Submitted to: Near Infrared Spectroscopy Journal
Publication Type: Peer Reviewed Journal
Publication Acceptance Date: October 15, 2003
Publication Date: December 31, 2003
Citation: Reeves III, J.B., Delwiche, S.R. 2004. Statistical Analysis System partial least squares regression for analysis of spectroscopic data. Near Infrared Spectroscopy Journal. 11(3):415-431.
Interpretive Summary: In order to relate spectroscopic data to the composition of materials of interest it is necessary to use a statistical method such as partial least squares regression (PLS). Many programming packages designed specifically for this are available, but these often lack the ability to rapidly try out many different data manipulation variations at one time. SAS on the other hand is a general statistical package which allows for easy programming of multiple data manipulations, but lacks many of the data treatments routinely used in spectroscopy. The objective of this work was to investigate the potential of SAS PLS to perform chemometric analysis of spectroscopic data and to implement the data pre-treatments routinely used in spectroscopy. A program was written to implement derivatives and various corrections for particle size effects (scatter correction). Results have demonstrated that SAS can be used to perform PLS in the same manner as the more dedicated programs with the same results as far as accuracy, etc. However, the SAS program can generate the results for literally thousands of various variations which would take weeks or months by dedicated programs in a matter of a day. However, it does not have many of the bells and whistles such as easily generated plots available in the dedicated programs. In conclusion, SAS can be used in conjunction with a package designed specifically for PLS to rapidly test many possible PLS variations and to select a few variations for further study used a package designed specifically for PLS data analysis.
The objective was to investigate the potential of SAS PLS to perform chemometric analysis of spectroscopic data. As implemented, SAS can perform type II PLS only, PCR and RRR. While possessing several algorithms for PLS, various cross validation options, the ability to mean center and variance scale data prior to PLS analysis or for each cross validation, and various options for determining the number of factors to use, SAS does not possess any other spectral pre-treatments routinely used in spectroscopy.

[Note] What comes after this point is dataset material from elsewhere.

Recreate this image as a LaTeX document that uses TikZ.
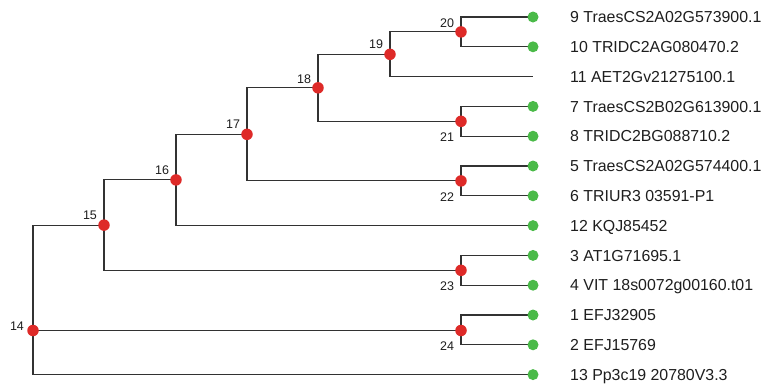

A program was written using SAS macro language to implement 1st and 2nd gap derivatives, Savitsky-Golay derivatives and smoothing, the ability to skip or average spectral data points, to correct spectra for scatter correction by either MSC or SNV correction with or without detrend, and finally to mean center all data prior to PLS. In addition, an F-test method for factor selection was added. These macros can be implemented alone or in differing combinations or order, and result in a summary report containing results for 100's or 1000's of different data pre-treatments. A second program implements the macros in a fixed order. Results using a set of 67 forage samples scanned in the near-infrared demonstrated that the same results can be achieved as with commercial chemometrics packages. In conclusion, SAS PLS while not possessing all the data pre-treatments of standard chemometric programs can quickly and conveniently test many different data pre-treatments while producing a single summary results file.